Some of the problems that arise in phishing are related to:

  • faked email
  • link to site that looks like the bank but isn't the bank
  • url that looks like the bank's url, but isn't the bank's url
  • credentials being entered in wrong domain, wrong page
  • misappropriated text and images (both in email, and on the faked website)
  • bad/missing/suspect certificate
    • certificate/credential combination is suspect

Human algorithm:

  • is the domain the same for the one where credentials are normally sent?
  • not normally in response to email request
  • certificate is the same

Think of individual detectors as autonomous:

  • how would they be useful?
  • how would they work? to detect?
  • how should they change system state in the normal case?

Possible anti-phishing system characteristics:

  • language checks
    • phishing attacks often have poor grammar and spelling
    • system could check the spelling and grammar to look for changes
  • URLs
    • phishing URLs are often designed to look like those of the legitimate site (e.g., www.paypa1.com)
    • system could check for unusual url characteristics, such as numbers, non-printing characters, characters like "|"
  • past behaviour
    • has the user entered this username/password at this domain before?
    • does the user normally follow a link from an email before entering these credentials?
    • does the certificate match the one where the user normally enters these credentials?

How would the system react to information gathered?
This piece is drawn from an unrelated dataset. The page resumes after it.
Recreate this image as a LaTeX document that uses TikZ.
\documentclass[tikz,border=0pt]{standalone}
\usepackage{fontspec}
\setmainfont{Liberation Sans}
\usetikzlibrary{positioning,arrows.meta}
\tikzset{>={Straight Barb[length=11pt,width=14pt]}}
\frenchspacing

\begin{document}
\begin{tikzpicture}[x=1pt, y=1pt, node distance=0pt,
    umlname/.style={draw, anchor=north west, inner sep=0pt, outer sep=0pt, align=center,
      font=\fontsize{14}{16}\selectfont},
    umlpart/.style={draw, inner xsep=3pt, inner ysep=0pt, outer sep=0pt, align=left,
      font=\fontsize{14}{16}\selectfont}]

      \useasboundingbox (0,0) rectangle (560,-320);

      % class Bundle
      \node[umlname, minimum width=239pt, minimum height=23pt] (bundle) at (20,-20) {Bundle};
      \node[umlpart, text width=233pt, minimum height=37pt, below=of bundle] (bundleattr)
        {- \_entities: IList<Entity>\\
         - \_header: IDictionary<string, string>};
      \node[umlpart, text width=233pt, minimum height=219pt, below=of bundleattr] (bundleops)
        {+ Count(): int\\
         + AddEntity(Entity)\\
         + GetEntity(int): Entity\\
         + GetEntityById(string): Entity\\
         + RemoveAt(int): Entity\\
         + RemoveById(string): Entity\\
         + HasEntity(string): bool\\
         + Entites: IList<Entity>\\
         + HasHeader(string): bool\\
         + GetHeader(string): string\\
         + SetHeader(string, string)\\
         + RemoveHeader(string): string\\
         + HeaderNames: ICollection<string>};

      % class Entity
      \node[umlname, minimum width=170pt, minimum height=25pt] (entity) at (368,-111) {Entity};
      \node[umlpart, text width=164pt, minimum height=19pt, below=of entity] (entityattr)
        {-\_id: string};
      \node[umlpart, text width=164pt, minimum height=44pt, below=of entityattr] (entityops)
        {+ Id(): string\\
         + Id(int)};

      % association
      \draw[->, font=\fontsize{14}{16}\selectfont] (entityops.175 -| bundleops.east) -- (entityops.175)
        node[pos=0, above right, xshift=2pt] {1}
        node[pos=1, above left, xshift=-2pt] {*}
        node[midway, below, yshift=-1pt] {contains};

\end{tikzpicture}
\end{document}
  • the system should holistically assess all kinds of information gathered
  • gather a rich picture of the email's characteristics, the website characteristics, and the user's behaviour
  • there should be a sort of saturation point where enough characteristics point to phishing that the system reacts in such a way as to prevent loss of information
    • what should the system do?
  • should some system characteristics have more weight than others?
    • should elements like certificate validity be considered more important and have more effect on the decision?
  • the system should base this decision on many small indicators

List of individual detectors

  • Image filename/content sensor
    • A fuzzy hash/fingerprinting technique of the images would be another idea.
      • Could hook into something like TinEye
  • Cascading Stylesheet sensor -- a sort of visual appearance sensor.
    • Might give an indication that a page is visually masquerading as another page.
    • Are the elements of this page styled identically to the elements on my banking website?
    • Is the CSS file a hash-identical version of the CSS on my banking website?
  • context / semantic word descriptions --> semantic integrity - verifying message / content integrity based on the content itself - even if it is digitally signed. (huh? Could the original author of this fragment add more?)
  • Content depth sensor
    • Is the page a facade with no content except that which is visible and the login form meant to capture credentials?
    • Many phishing pages will jack the front/login page of a bank and then link all other content back to the original bank.
      • A detector that scored a page based on the structure/depth of the content it offers, stopping on any cross-server boundaries (i.e. not following links back to the 'real' bank if the phisher has emulated depth of content that way).
  • Spellcheck sensor
  • Domain / ip address sensor
    • Could use more advanced metrics. Is the domain name within a certain Levenshtein distance of a known financial institution?
      • Of one of the financial institutions that I frequent?
    • Is the whois lookup of the domain I'm connecting to sensible?
      • I.e. is it associated to the company I expect. Does it have proper contact information? Do e-mails to this information bounce?
  • GeoIP lookup sensor
    • Is the IP address I'm connecting to in the same country as my financial institution?
  • Certificate sensor
    • issuer name, domain name, client name, date of issue, date of expiry
  • HTTP Header sensor
    • Does the server reply with the same HTTP headers as were returned in previous visits to my bank?
    • Does it employ any of the X-headers for things such as content security policy, http-only cookies, etc.? Security features are likely not common to fake websites.
  • Web Search sensor
    • If I do a Google, Yahoo, Bing and DuckDuckGo search for the name of the company I'm connecting to does the URL I'm visiting appear in the results?
    • Does it appear in the top 10 results?
  • Load time sensor
    • How long does it take the website to load?
    • Does it match the ballpark of how long it took me to load the website on prior visits?
  • Traceroute sensor
    • What hops do my packets take along the way to the site I'm connecting to?
    • Is it absurdly different than usual?
    • Probably a more hair-brained idea. Prone to drift/uncertainty in normal cases...
  • Retrieve the page naturally, and through a proxy
    • See if the information retrieved is different from different network "perspectives"